-- Start of RECORDS PROVIDED --

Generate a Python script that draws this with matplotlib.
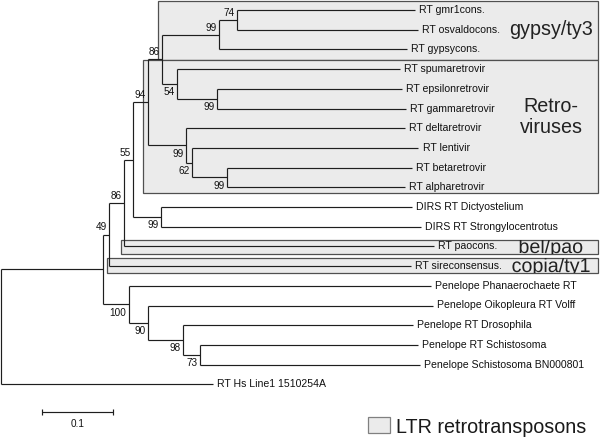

-- End of RECORDS PROVIDED --
-- Start of RECORDS PROVIDED --

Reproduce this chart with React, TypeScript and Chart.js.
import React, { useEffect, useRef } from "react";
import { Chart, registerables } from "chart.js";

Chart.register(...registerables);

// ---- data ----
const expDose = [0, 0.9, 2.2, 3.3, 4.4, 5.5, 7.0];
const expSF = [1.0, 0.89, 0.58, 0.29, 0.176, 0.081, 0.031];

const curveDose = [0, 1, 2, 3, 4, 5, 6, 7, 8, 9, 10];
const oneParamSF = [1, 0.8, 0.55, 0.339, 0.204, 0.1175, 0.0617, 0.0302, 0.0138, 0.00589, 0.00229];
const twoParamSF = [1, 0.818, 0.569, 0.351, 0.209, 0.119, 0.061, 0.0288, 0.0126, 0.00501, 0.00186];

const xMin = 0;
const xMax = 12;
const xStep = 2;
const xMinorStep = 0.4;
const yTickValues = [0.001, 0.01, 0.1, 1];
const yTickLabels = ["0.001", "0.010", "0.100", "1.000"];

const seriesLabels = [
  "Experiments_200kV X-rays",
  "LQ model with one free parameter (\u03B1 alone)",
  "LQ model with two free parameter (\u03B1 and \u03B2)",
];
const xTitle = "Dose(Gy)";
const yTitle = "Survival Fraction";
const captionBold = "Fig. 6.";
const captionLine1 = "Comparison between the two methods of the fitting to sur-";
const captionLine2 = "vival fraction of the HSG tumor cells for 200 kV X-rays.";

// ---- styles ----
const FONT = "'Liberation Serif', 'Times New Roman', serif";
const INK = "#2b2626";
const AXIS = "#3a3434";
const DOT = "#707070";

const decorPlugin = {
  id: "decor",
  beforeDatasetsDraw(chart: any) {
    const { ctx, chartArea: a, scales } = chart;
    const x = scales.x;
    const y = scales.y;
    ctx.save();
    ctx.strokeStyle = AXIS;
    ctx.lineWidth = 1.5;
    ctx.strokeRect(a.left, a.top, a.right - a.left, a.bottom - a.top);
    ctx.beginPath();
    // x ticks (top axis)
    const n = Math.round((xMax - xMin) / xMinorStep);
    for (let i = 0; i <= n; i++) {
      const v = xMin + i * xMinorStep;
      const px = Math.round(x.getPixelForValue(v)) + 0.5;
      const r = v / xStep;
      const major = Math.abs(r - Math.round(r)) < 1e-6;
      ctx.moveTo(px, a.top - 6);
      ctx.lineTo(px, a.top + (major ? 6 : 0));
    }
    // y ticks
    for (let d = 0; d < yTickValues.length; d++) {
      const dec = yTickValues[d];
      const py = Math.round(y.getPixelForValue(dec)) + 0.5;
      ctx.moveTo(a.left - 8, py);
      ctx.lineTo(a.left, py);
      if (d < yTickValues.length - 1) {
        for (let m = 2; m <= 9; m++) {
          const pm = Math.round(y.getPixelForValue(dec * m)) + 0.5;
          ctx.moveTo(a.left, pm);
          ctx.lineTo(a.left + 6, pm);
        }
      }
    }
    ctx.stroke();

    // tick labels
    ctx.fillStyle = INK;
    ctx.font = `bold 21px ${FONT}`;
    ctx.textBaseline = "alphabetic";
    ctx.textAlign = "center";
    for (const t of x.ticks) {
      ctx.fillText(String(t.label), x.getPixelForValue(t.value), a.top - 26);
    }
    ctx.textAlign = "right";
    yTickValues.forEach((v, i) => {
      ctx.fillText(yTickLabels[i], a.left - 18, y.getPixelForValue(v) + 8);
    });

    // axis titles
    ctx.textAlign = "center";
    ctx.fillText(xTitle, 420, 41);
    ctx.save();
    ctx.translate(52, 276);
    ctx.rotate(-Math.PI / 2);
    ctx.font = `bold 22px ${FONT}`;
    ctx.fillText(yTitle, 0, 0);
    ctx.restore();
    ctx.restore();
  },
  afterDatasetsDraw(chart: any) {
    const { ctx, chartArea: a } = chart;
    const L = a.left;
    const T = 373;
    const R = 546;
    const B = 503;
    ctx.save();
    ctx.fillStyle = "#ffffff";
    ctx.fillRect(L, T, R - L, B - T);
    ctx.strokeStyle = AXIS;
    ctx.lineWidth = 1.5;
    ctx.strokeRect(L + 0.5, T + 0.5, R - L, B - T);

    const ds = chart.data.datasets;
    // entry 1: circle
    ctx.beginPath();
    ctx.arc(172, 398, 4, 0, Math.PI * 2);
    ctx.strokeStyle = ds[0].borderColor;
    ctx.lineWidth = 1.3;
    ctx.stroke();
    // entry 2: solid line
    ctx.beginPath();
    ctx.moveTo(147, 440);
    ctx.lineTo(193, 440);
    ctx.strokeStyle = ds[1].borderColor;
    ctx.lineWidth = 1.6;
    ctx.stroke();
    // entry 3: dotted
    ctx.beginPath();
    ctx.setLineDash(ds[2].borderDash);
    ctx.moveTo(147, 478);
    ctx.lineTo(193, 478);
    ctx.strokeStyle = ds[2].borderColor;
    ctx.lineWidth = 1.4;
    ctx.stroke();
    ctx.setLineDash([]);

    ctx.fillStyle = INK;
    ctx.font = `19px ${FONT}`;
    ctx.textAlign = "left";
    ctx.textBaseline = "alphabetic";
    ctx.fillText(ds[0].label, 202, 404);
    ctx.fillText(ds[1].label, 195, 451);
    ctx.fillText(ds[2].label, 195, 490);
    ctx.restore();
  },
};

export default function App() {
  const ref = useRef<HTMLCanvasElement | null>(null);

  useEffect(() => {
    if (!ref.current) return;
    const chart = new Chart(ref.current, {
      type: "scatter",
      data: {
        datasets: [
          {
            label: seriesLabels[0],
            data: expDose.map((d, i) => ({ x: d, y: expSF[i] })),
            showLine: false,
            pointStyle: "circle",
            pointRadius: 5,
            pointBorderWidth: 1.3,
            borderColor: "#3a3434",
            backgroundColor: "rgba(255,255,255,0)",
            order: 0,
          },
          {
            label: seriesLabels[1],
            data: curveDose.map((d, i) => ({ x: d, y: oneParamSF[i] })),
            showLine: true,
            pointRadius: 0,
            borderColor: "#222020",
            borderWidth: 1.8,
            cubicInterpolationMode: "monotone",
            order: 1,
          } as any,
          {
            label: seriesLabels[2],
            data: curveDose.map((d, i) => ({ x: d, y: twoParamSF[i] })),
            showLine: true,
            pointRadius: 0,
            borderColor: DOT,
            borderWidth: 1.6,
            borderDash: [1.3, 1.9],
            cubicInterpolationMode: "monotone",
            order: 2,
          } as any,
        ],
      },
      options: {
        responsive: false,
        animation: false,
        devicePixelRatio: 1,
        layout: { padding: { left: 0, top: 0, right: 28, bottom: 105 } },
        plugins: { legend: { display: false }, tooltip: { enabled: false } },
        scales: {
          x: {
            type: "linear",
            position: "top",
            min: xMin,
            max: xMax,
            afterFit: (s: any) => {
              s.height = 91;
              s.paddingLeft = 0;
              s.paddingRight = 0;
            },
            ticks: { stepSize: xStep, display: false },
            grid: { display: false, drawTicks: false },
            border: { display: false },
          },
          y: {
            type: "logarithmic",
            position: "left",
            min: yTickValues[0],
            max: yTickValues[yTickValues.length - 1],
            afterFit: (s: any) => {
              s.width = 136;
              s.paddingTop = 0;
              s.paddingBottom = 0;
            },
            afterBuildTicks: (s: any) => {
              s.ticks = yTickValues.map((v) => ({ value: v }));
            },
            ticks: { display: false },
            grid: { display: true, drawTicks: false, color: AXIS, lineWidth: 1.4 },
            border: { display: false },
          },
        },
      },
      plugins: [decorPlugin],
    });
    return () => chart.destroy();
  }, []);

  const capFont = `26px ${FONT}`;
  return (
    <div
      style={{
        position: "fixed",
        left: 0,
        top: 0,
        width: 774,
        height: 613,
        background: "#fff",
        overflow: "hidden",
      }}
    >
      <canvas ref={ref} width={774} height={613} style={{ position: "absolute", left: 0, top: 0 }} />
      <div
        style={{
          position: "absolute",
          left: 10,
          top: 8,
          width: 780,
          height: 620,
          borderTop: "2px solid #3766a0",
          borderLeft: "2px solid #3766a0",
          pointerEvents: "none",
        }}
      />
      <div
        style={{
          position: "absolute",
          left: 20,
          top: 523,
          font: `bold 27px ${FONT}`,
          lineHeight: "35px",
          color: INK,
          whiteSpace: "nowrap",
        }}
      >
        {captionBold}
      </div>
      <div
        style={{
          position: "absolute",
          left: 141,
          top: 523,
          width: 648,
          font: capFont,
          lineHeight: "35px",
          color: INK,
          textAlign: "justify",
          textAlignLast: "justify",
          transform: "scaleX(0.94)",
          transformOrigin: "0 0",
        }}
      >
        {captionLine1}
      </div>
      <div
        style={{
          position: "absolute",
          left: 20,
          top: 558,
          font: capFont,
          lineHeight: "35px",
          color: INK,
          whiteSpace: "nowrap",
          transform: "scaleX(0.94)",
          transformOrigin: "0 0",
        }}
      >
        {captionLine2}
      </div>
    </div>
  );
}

-- End of RECORDS PROVIDED --
-- Start of RECORDS PROVIDED --

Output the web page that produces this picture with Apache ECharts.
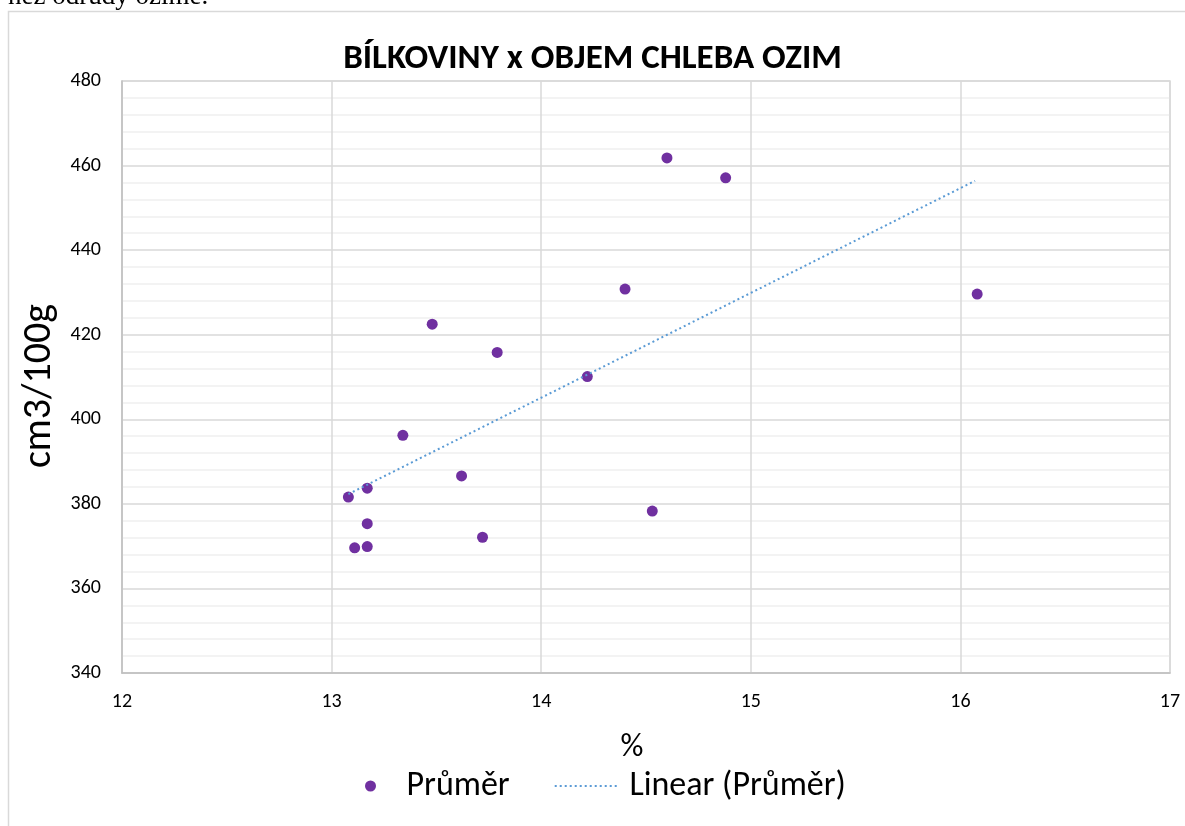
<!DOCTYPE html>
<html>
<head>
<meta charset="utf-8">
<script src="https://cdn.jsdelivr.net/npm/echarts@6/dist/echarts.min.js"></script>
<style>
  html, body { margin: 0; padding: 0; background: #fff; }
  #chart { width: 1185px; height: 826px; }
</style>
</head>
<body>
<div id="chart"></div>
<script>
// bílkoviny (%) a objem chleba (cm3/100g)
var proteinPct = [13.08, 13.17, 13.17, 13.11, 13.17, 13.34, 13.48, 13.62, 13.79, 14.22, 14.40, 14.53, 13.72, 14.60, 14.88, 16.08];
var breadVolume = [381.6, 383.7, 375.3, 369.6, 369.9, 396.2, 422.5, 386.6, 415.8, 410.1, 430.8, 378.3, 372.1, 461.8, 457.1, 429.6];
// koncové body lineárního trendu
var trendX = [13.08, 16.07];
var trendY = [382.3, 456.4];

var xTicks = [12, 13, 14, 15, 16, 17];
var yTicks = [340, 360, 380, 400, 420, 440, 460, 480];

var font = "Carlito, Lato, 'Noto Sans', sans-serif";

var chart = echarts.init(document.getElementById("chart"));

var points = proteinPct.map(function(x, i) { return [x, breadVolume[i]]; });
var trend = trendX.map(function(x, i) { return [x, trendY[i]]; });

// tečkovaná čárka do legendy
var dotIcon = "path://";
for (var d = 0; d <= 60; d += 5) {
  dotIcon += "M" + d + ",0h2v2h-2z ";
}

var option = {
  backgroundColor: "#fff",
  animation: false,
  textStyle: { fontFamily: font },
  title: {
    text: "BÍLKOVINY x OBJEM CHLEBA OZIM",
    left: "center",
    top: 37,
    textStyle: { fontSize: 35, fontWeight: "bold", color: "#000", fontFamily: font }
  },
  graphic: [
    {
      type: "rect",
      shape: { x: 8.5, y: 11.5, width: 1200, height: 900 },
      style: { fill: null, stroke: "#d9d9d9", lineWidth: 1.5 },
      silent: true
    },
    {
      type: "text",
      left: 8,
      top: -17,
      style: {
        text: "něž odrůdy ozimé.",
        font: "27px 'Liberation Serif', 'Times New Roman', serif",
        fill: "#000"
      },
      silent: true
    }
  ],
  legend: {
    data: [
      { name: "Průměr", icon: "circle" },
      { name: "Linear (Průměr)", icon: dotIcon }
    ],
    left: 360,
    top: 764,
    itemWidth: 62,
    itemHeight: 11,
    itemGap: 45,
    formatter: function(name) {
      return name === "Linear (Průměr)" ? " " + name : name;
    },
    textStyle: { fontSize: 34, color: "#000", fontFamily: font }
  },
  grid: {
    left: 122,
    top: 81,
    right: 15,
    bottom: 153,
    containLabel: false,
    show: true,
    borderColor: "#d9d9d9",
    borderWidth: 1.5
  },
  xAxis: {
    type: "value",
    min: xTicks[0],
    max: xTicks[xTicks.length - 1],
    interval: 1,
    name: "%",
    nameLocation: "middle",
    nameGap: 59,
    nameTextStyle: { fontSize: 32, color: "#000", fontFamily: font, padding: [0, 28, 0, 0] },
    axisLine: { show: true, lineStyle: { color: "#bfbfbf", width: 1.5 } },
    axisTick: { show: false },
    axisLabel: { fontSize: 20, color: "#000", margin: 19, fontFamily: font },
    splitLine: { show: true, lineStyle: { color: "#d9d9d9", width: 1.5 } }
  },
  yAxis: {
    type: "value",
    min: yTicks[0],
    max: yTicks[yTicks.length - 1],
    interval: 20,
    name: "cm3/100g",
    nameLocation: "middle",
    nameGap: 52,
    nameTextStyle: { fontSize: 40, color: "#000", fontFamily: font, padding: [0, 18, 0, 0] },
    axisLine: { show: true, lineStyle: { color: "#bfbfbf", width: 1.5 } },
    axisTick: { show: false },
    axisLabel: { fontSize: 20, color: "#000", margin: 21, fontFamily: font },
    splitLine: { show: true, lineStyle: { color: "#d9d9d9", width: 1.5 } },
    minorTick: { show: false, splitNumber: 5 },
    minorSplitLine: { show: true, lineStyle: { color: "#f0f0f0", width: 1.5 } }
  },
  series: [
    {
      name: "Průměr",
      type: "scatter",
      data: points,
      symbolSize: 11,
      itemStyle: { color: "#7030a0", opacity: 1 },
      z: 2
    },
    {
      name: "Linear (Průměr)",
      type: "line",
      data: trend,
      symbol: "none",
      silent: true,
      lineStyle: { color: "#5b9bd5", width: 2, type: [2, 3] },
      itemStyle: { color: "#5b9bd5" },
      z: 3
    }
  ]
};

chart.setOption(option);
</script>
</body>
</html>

-- End of RECORDS PROVIDED --

- YOUR INSTRUCTIONS
For the entries above, state how many lines contain the word "this". Provide the number by itself.

- FULL OUTPUT
3